2001 NCAA Division II Men's Lacrosse Championship

Tournament information
- Sport: College lacrosse
- Location: Piscataway, New Jersey
- Host(s): Rutgers University
- Venue(s): Yurcak Field
- Participants: 4

Final positions
- Champions: Adelphi (7th title)
- Runner-up: Limestone (2nd title game)

Tournament statistics
- Matches played: 3
- Goals scored: 71 (23.67 per match)
- Attendance: 3,058 (1,019 per match)
- MVP: Mike McInerney, Adelphi
- Top scorer(s): Mike McInerney, Adelphi (9)

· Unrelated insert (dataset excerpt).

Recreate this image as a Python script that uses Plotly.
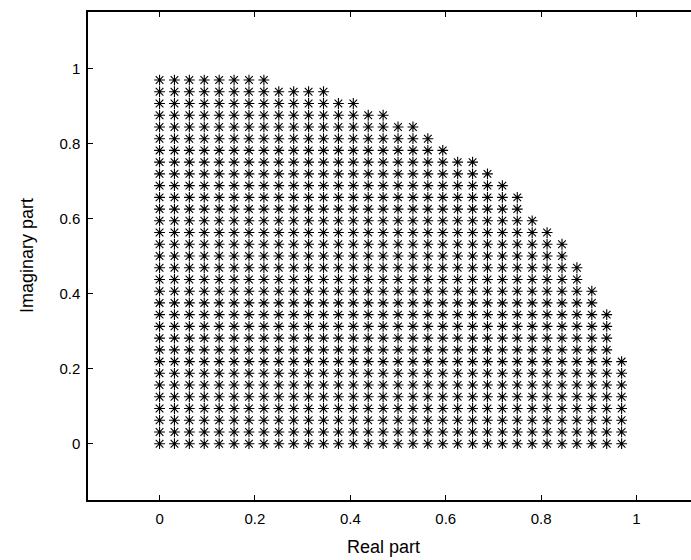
import plotly.graph_objects as go

# Grid step (points at k/32)
step = 1 / 32
# Number of points in each row, bottom row (y=0) to top row (y=31/32)
row_counts = [32, 32, 32, 32, 32, 32, 32, 32, 31, 31, 31, 31, 30, 30, 29, 29,
              28, 28, 27, 26, 25, 25, 24, 23, 22, 20, 19, 18, 16, 14, 12, 8]

x_tick_vals = [0, 0.2, 0.4, 0.6, 0.8, 1]
x_tick_text = ["0", "0.2", "0.4", "0.6", "0.8", "1"]
y_tick_vals = [0, 0.2, 0.4, 0.6, 0.8, 1]
y_tick_text = ["0", "0.2", "0.4", "0.6", "0.8", "1"]

xs, ys = [], []
for j, n in enumerate(row_counts):
    for k in range(n):
        xs.append(k * step)
        ys.append(j * step)

fig = go.Figure()
fig.add_trace(go.Scatter(
    x=xs, y=ys, mode="markers",
    marker=dict(symbol="asterisk-open", size=9, color="black",
                line=dict(color="black", width=1.1)),
    showlegend=False, hoverinfo="skip",
))

font = "Liberation Sans, Arial, Helvetica, sans-serif"
fig.update_layout(
    width=691, height=560,
    margin=dict(l=88, r=0, t=12, b=60),
    paper_bgcolor="white", plot_bgcolor="white",
    font=dict(family=font, size=15, color="black"),
    xaxis=dict(range=[-0.15, 1.1142], tickvals=x_tick_vals, ticktext=x_tick_text,
               showgrid=False, zeroline=False, showline=True, linecolor="black",
               linewidth=1.5, mirror="ticks", ticks="inside", ticklen=5,
               tickcolor="black", tickfont=dict(size=15), ticklabelstandoff=4),
    yaxis=dict(range=[-0.15, 1.15], tickvals=y_tick_vals, ticktext=y_tick_text,
               showgrid=False, zeroline=False, showline=True, linecolor="black",
               linewidth=1.5, ticks="inside", ticklen=5, tickcolor="black",
               tickfont=dict(size=15), ticklabelstandoff=3),
    annotations=[
        dict(text="Real part", xref="paper", yref="paper", x=(383 - 88) / 603, y=0,
             yshift=-47, showarrow=False, font=dict(size=18), xanchor="center",
             yanchor="middle"),
        dict(text="Imaginary part", xref="paper", yref="paper", x=0, xshift=-61,
             y=0.5, showarrow=False, font=dict(size=18), textangle=-90,
             xanchor="center", yanchor="middle"),
    ],
)

fig.write_html("out.html", config={"displayModeBar": False},
               post_script="document.body.style.margin='0';document.body.style.overflow='hidden';")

= 2001 NCAA Division II men's lacrosse tournament =

The 2001 NCAA Division II Men's Lacrosse Championship was the 17th annual tournament to determine the national champions of NCAA Division II men's college lacrosse in the United States.

The final was played at Yurcak Field at Rutgers University in Piscataway, New Jersey.

Adelphi defeated Limestone in the championship game, 14–10, to claim the Panthers' seventh Division II national title.

The tournament field increased for the first time under the second incarnation of the NCAA's Division II men's lacrosse tournament, increasing from two to four teams.

A women's Division II tournament was also held for the first time in 2001.